The problem: Write each line of the material exactly as given, from the top through the line that contains "C169,192 198,147 243,125", and omit all pictures.

Material provided:
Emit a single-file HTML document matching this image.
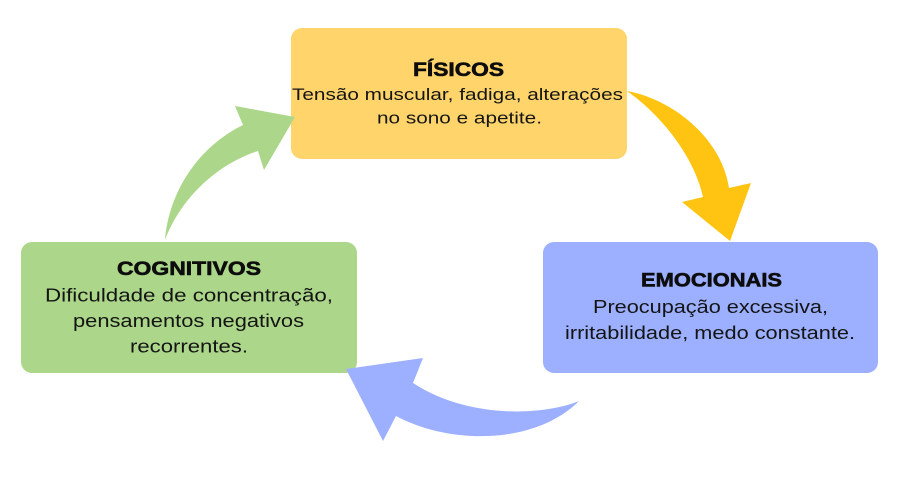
<!DOCTYPE html>
<html>
<head>
<meta charset="utf-8">
<style>
  html, body { margin: 0; padding: 0; background: #ffffff; }
  body { width: 900px; height: 500px; overflow: hidden; }
  svg { display: block; }
  .t { font-family: "Liberation Sans", "DejaVu Sans", sans-serif; font-weight: bold; font-size: 19px; fill: #0d0d0d; stroke: #0d0d0d; stroke-width: 0.6px; }
  .b { font-family: "Liberation Sans", "DejaVu Sans", sans-serif; font-size: 18px; fill: #141414; }
  .by { font-family: "Liberation Sans", "DejaVu Sans", sans-serif; font-size: 17px; fill: #141414; }
</style>
</head>
<body>
<svg width="900" height="500" viewBox="0 0 900 500" xmlns="http://www.w3.org/2000/svg">
  <rect x="0" y="0" width="900" height="500" fill="#ffffff"/>

  <!-- Boxes -->
  <rect x="291" y="28" width="336" height="131" rx="11" ry="11" fill="#FFD56B"/>
  <rect x="21" y="242" width="336" height="131" rx="11" ry="11" fill="#ACD78A"/>
  <rect x="543" y="242" width="335" height="131" rx="11" ry="11" fill="#9CB0FF"/>

  <!-- Arrows -->
  <!-- Yellow: FÍSICOS -> EMOCIONAIS -->
  <path d="M627,91 C675,100 722,140 729,188 L751,183 L730,241 L682,202 L703,197 C695,160 665,118 627,91 Z" fill="#FFC412"/>
  <!-- Blue: EMOCIONAIS -> COGNITIVOS -->
  <path d="M579,401 C545,415 470,420 413,383 L423,358 L346,369 L383,441 L396,416 C450,445 535,445 579,401 Z" fill="#9CB0FF"/>
  <!-- Green: COGNITIVOS -> FÍSICOS -->
  <path d="M165,240 C169,192 198,147 243,125 L235,106 L295,117 L264,170 L258,151 C215,165 180,200 165,240 Z" fill="#ACD78A"/>

  <!-- FÍSICOS text -->
  <text class="t" x="413" y="76" textLength="91" lengthAdjust="spacingAndGlyphs">FÍSICOS</text>
  <text class="by" x="292" y="100" textLength="331" lengthAdjust="spacingAndGlyphs">Tensão muscular, fadiga, alterações</text>
  <text class="by" x="377" y="123.5" textLength="165" lengthAdjust="spacingAndGlyphs">no sono e apetite.</text>

  <!-- COGNITIVOS text -->
  <text class="t" x="117" y="275" textLength="144" lengthAdjust="spacingAndGlyphs">COGNITIVOS</text>
  <text class="b" x="45" y="301.5" textLength="288" lengthAdjust="spacingAndGlyphs">Dificuldade de concentração,</text>
  <text class="b" x="73" y="327" textLength="231" lengthAdjust="spacingAndGlyphs">pensamentos negativos</text>
  <text class="b" x="130" y="352.5" textLength="118" lengthAdjust="spacingAndGlyphs">recorrentes.</text>

  <!-- EMOCIONAIS text -->
  <text class="t" x="641" y="286.5" textLength="141" lengthAdjust="spacingAndGlyphs">EMOCIONAIS</text>
  <text class="b" x="593" y="313" textLength="235" lengthAdjust="spacingAndGlyphs">Preocupação excessiva,</text>
  <text class="b" x="565" y="339" textLength="290" lengthAdjust="spacingAndGlyphs">irritabilidade, medo constante.</text>
</svg>
</body>
</html>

Full output:
Emit a single-file HTML document matching this image.
<!DOCTYPE html>
<html>
<head>
<meta charset="utf-8">
<style>
  html, body { margin: 0; padding: 0; background: #ffffff; }
  body { width: 900px; height: 500px; overflow: hidden; }
  svg { display: block; }
  .t { font-family: "Liberation Sans", "DejaVu Sans", sans-serif; font-weight: bold; font-size: 19px; fill: #0d0d0d; stroke: #0d0d0d; stroke-width: 0.6px; }
  .b { font-family: "Liberation Sans", "DejaVu Sans", sans-serif; font-size: 18px; fill: #141414; }
  .by { font-family: "Liberation Sans", "DejaVu Sans", sans-serif; font-size: 17px; fill: #141414; }
</style>
</head>
<body>
<svg width="900" height="500" viewBox="0 0 900 500" xmlns="http://www.w3.org/2000/svg">
  <rect x="0" y="0" width="900" height="500" fill="#ffffff"/>

  <!-- Boxes -->
  <rect x="291" y="28" width="336" height="131" rx="11" ry="11" fill="#FFD56B"/>
  <rect x="21" y="242" width="336" height="131" rx="11" ry="11" fill="#ACD78A"/>
  <rect x="543" y="242" width="335" height="131" rx="11" ry="11" fill="#9CB0FF"/>

  <!-- Arrows -->
  <!-- Yellow: FÍSICOS -> EMOCIONAIS -->
  <path d="M627,91 C675,100 722,140 729,188 L751,183 L730,241 L682,202 L703,197 C695,160 665,118 627,91 Z" fill="#FFC412"/>
  <!-- Blue: EMOCIONAIS -> COGNITIVOS -->
  <path d="M579,401 C545,415 470,420 413,383 L423,358 L346,369 L383,441 L396,416 C450,445 535,445 579,401 Z" fill="#9CB0FF"/>
  <!-- Green: COGNITIVOS -> FÍSICOS -->
  <path d="M165,240 C169,192 198,147 243,125 L235,106 L295,117 L264,170 L258,151 C215,165 180,200 165,240 Z" fill="#ACD78A"/>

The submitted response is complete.